The silver identification bracelet that spent more than seven decades apart from its owner is now back home in Canada with the man to whom it originally belonged.

The bracelet has been in the keeping of Bernadina Smith and her family since Charles Bernhardt traded it to them in 1945. It bears Bernhardt's name, albeit misspelled, and his Canadian Army identification number.

The Smiths managed to trace the bracelet to Berhardt this summer. Last week, Bernadina's daughter-in-law, Karen Smith, and Karen's son, Kyle, of Albany traveled from Oregon to Summerland, British Columbia, to bring it back.

"We had a great time meeting and visiting with Charlie. He is such a wonderful man and we all had a great time sharing past history and memories," Karen Smith told the Democrat-Herald.

"Also, he told us that he is only 96 years old. I kept on saying he was 97 because that was what one of the news story said. We will have to find out what his birth date is."

Bernhardt was a young Canadian soldier during World War II. He said he received the bracelet as a gift from a young woman he met in London during a whirlwind romance in 1944, just before he set out to join the Normandy invasion.

A year later, Bernhardt was among the Allied forces that helped to liberate the town of Hoog-Keepel, the Netherlands, where Bernadina's family lived. Walking past the family's farmhouse one day, he offered the bracelet in exchange for fresh eggs.

It was a story Bernadina, who was about 12 years old when the war ended, often told her children. Son Tony remembered as he packed the bracelet with other family items earlier this summer when Bernadina, now 83, moved from her home in Corvallis to an assisted living facility in North Albany. He challenged Kyle to try to find Bernhardt.

It took some internet research and an appeal to a couple of historians, but Kyle tracked Bernhardt down. The final piece was finding a newsletter with a story honoring Bernhardt for receiving the French Legion of Honour award in 2016 for taking part in the Normandy invasion.

Kyle wrote to Bernhardt and Bernhardt answered. "He was so overjoyed and touched that we wanted to come and personally wanted to deliver (the bracelet)," Karen said.

Bernhardt served as a radio operator in a tank during the war. He told the Smiths he wasn't allowed to wear earplugs on the job, which led to hearing issues that persist today.

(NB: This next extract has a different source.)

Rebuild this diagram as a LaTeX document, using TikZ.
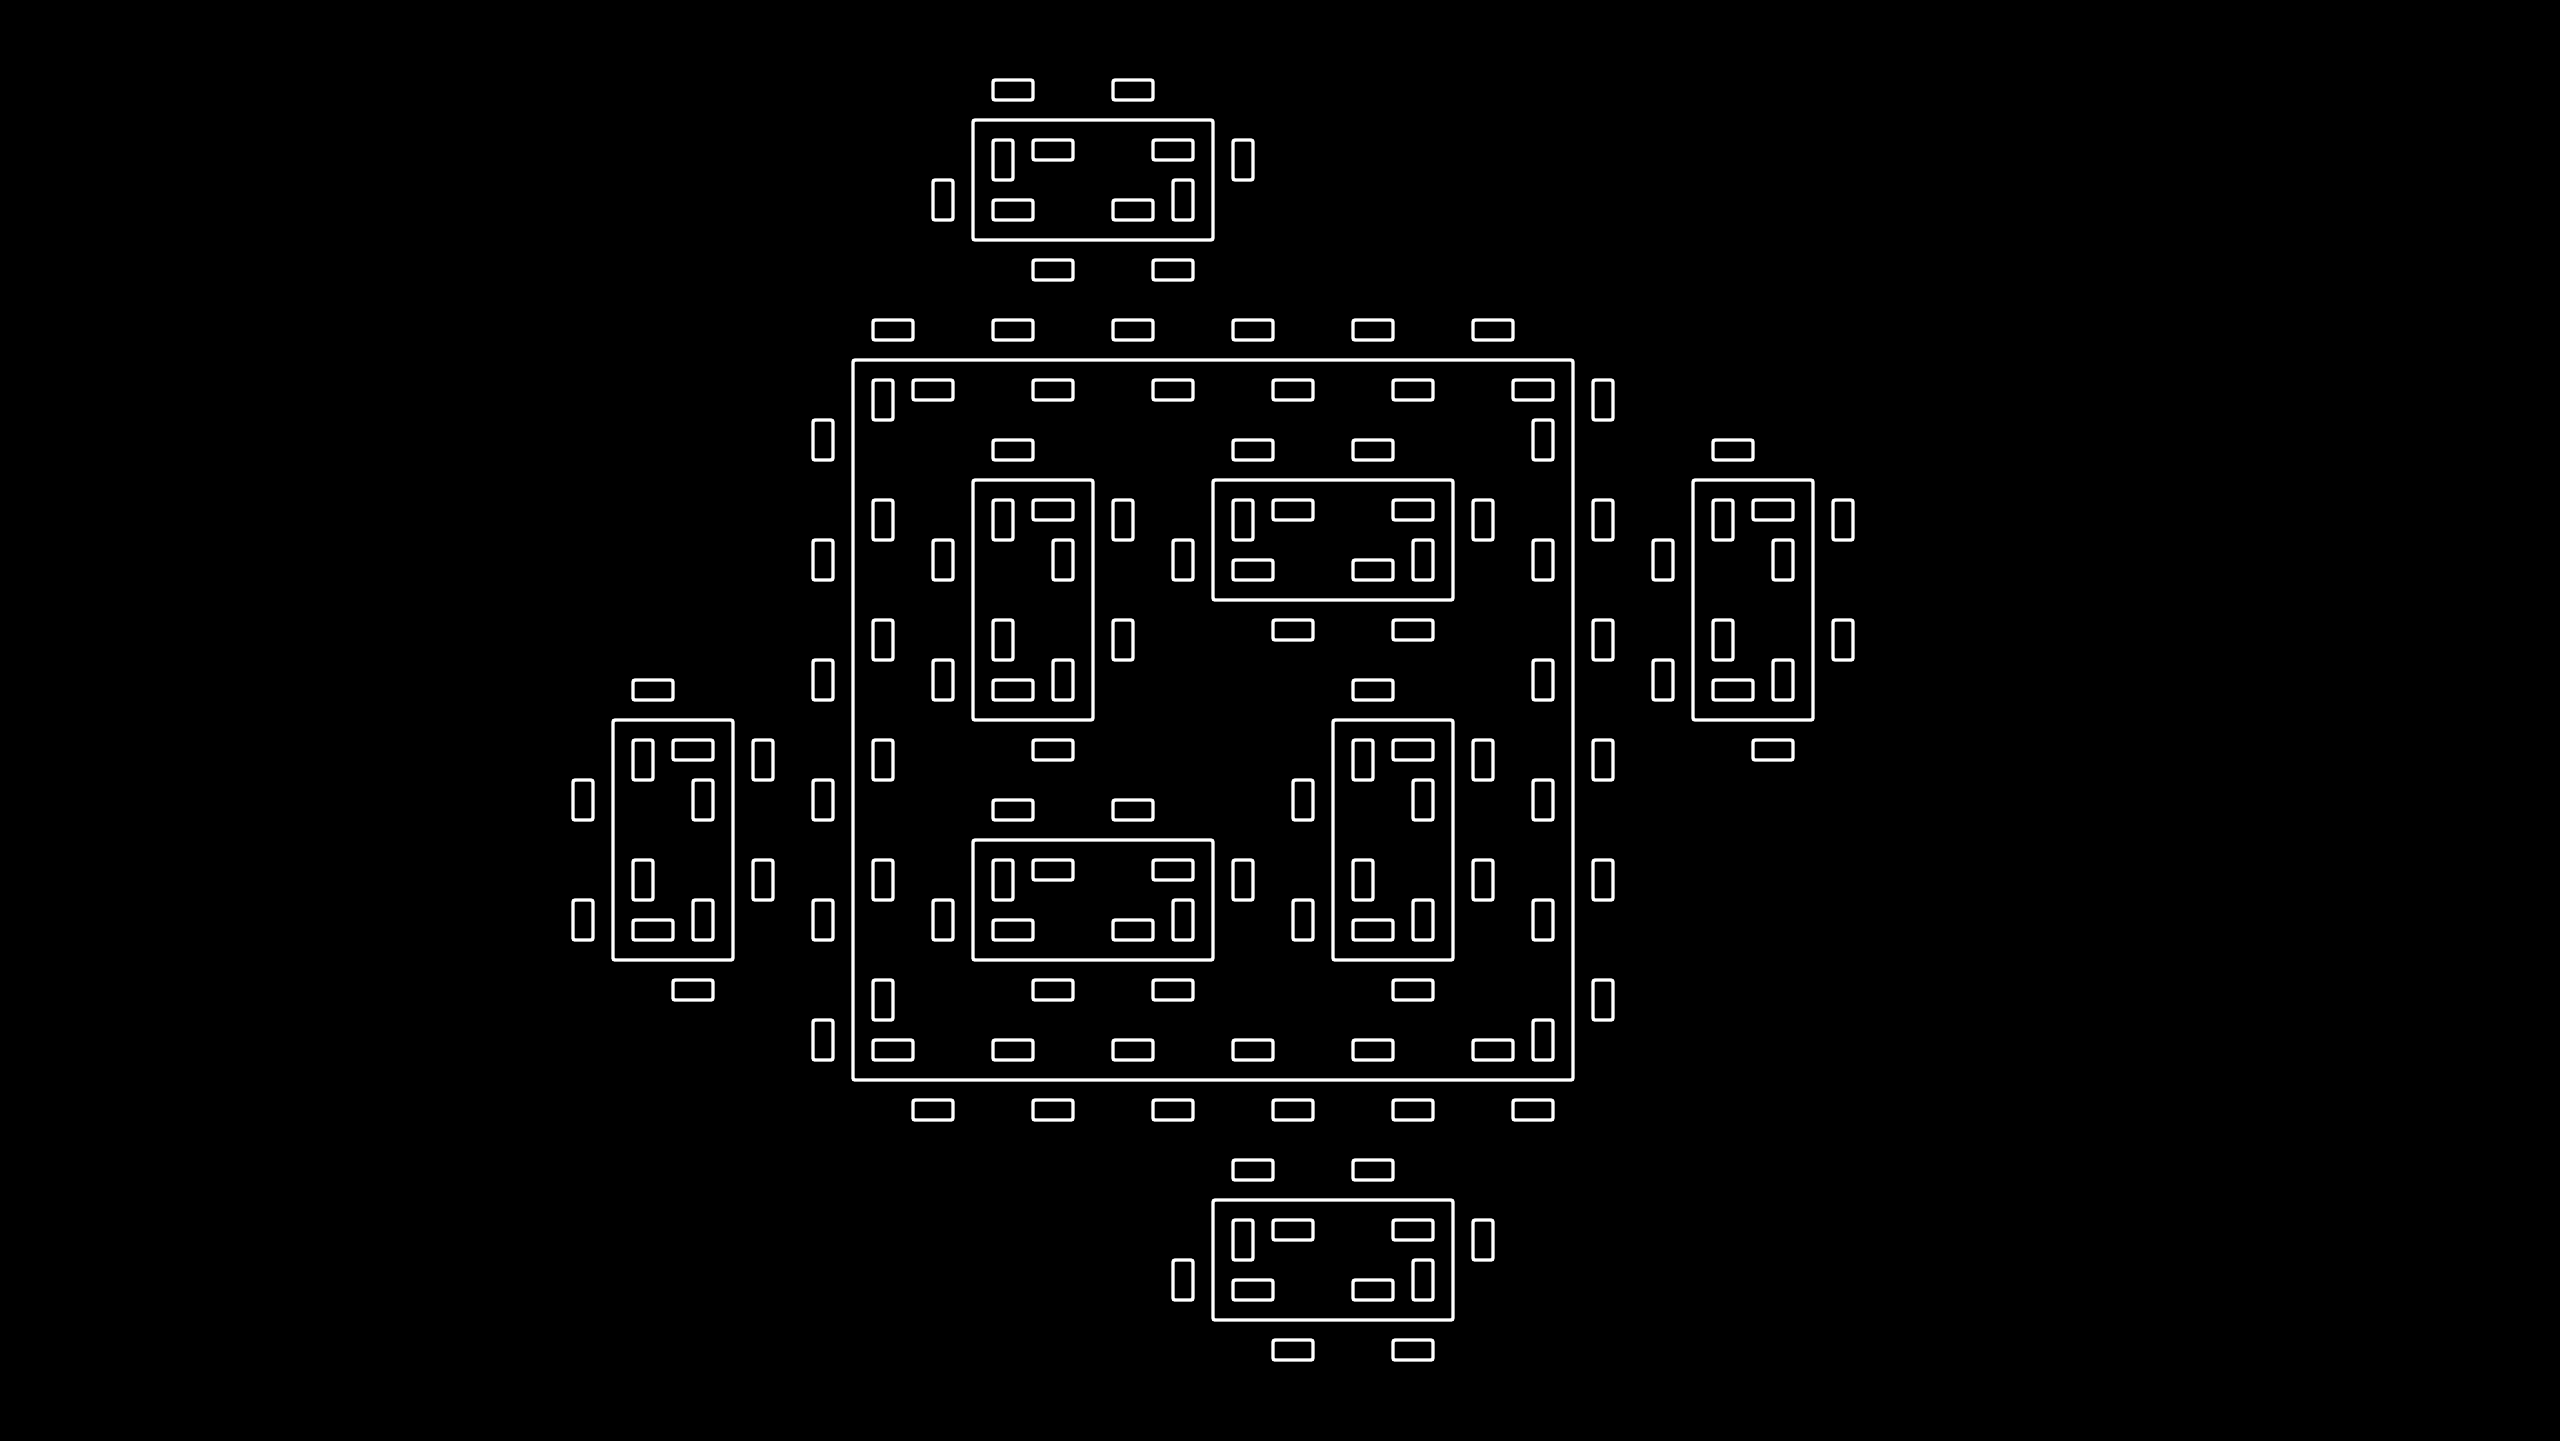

"And he has some mobility issues, but otherwise he is doing fine," Karen said.

Bernhardt returned to Summerland after the war ended. The area was known for orchards, and he acquired and farmed 40 acres of fruit trees, as well as buying smaller orchards. From 1973-77, he served as president of the British Columbia Fruit Growers Association.

He retired at age 57, was married several times and has at least three children, Karen Smith said.

During his service, Bernhardt was part of the British Columbia Regiment. That unit was captured marching down a street in New Westminster, Canada, in a photograph by Claude P. Dettloff. As Dettloff got ready to shoot, a little boy ran up to grab his father's hand. Dettloff titled the photograph, "Wait for Me, Daddy."

Bernhardt told the Smiths in 2014, he'd been among the soldiers to receive a commemorative copy of the picture, along with a postage stamp bearing the image and a commemorative coin with the names of the soldiers in that unit that were killed in combat. He also received a card with his name and rank on it, plus his regiment number, the same number engraved on the bracelet.

Earlier this year, Karen Smith said, Bernhardt and his son were invited to go to France for the 100th anniversary of the Battle of Vimy Ridge in France. It is Canada's largest overseas war memorial.

"They got to go there in a private Royal Canadian Air force jet," Karen said. "He has been a very busy person these last couple of years."

The Smiths plan to keep in touch, she said. They're already making plans to join the rest of the Bernhardt family for Charlie's centennial in a few years.

Bernhardt didn't specifically remember trading the bracelet, Karen said. But he told the family "that this bracelet represents love. Love from the girl he got it from, love to the family that he traded it to for some food during the war time and then love from the Smith family wanting to return the bracelet back to him in person."